Over the yearlong span of the Because the Internet/Kauai/STN MTN era, we sobered up to the fact that Gambino is simply Donald Glover, the versatile genius. He never needed Gambino, nostalgic camper. He had already established himself with Derrick Comedy, various writing and acting credits, stand-up., and now his own FX series aptly named Atlanta. A 72-page screenplay  accompanying Because the Internet reminds us he has been blazing in brilliance since undergrad, most of that time never in music.

As a writer he’s effortlessly clever, as a jokester he’s hilarious, but his other pursuits are fleeting; we’ve never felt closer to Donald Glover as a person than when he is Gambino. Off the glowing success of Atlanta, a Star Wars dream, and a mysterious series of shows under the name “Pharos” that he delivered to a handful of lucky, cell phone-less fans in Joshua Tree, California, we thought the most childish, most insecure, most relatable version of Gambino had all but faded. Maybe it was finally time to get off the bus.

Not so fast.

Before breaking down into a guitar driven rock ballad, “Me & Your Mama” begins like a lullaby, taking me back the strings on Camp’s “All the Shine” or the xylophone on “Kids”. It’s the first single off his upcoming new album Awaken, My Love, coming Dec. 2. We have another shot.

Maybe Childish Gambino is not so childish anymore, but he will always be genuine, the way Donald intends: Unfiltered, flawed, artful or not, not giving a second thought to what anyone thinks, especially not those who believe they are too cool for him. In the process, he’s become a superstar.

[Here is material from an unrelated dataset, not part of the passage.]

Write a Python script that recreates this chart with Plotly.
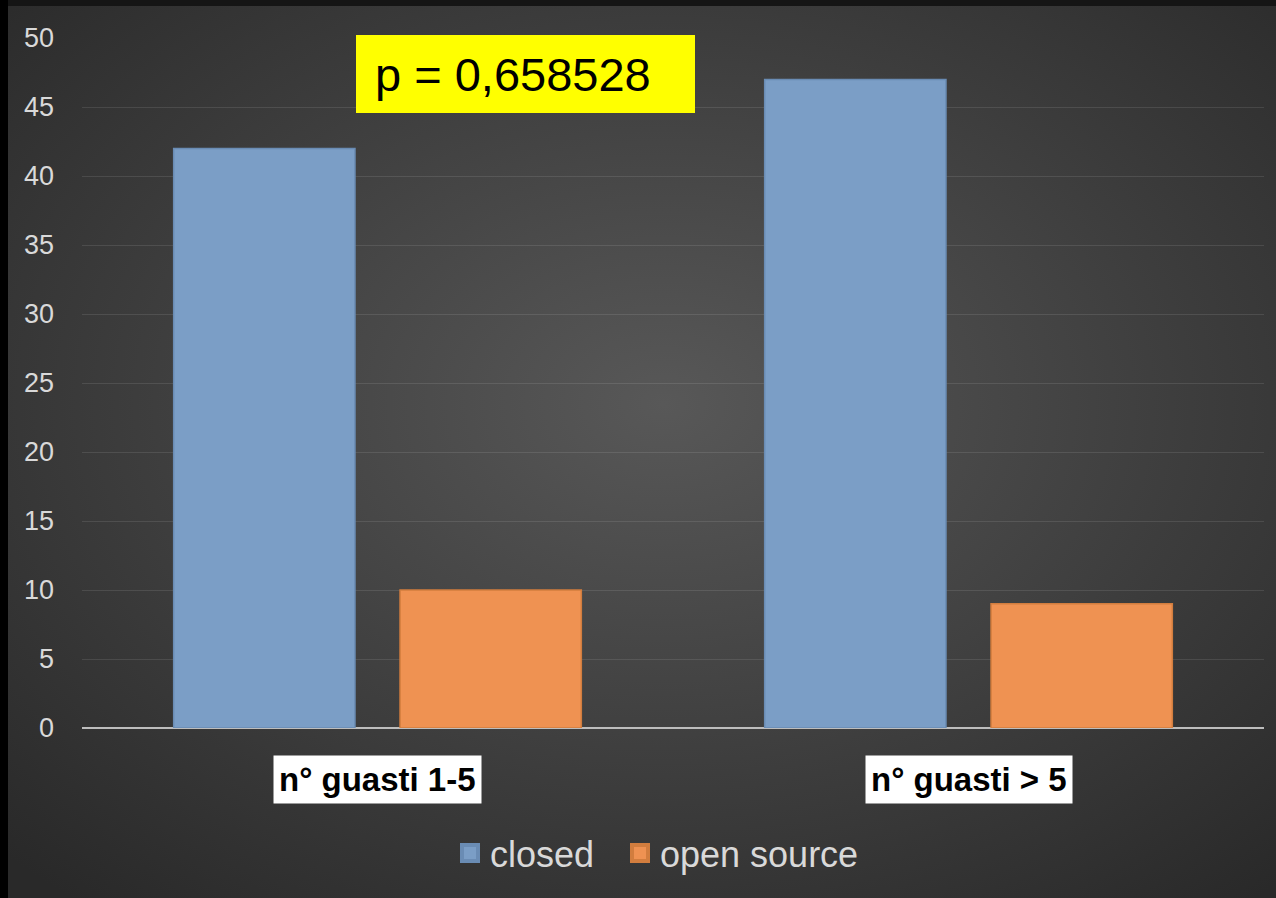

The truth is part of us never really gets off the bus. Gambino is one of the forces in hip-hop keeping us there under the dome lights. You’re halfway down the aisle, maybe on the last step before the pavement, but you’re carrying it all with you, child you still are. You can still have fun in the corner of prom, or in the woods, with the best of friends. There’s always a little summer camp left in your soul, and just maybe, left in his too.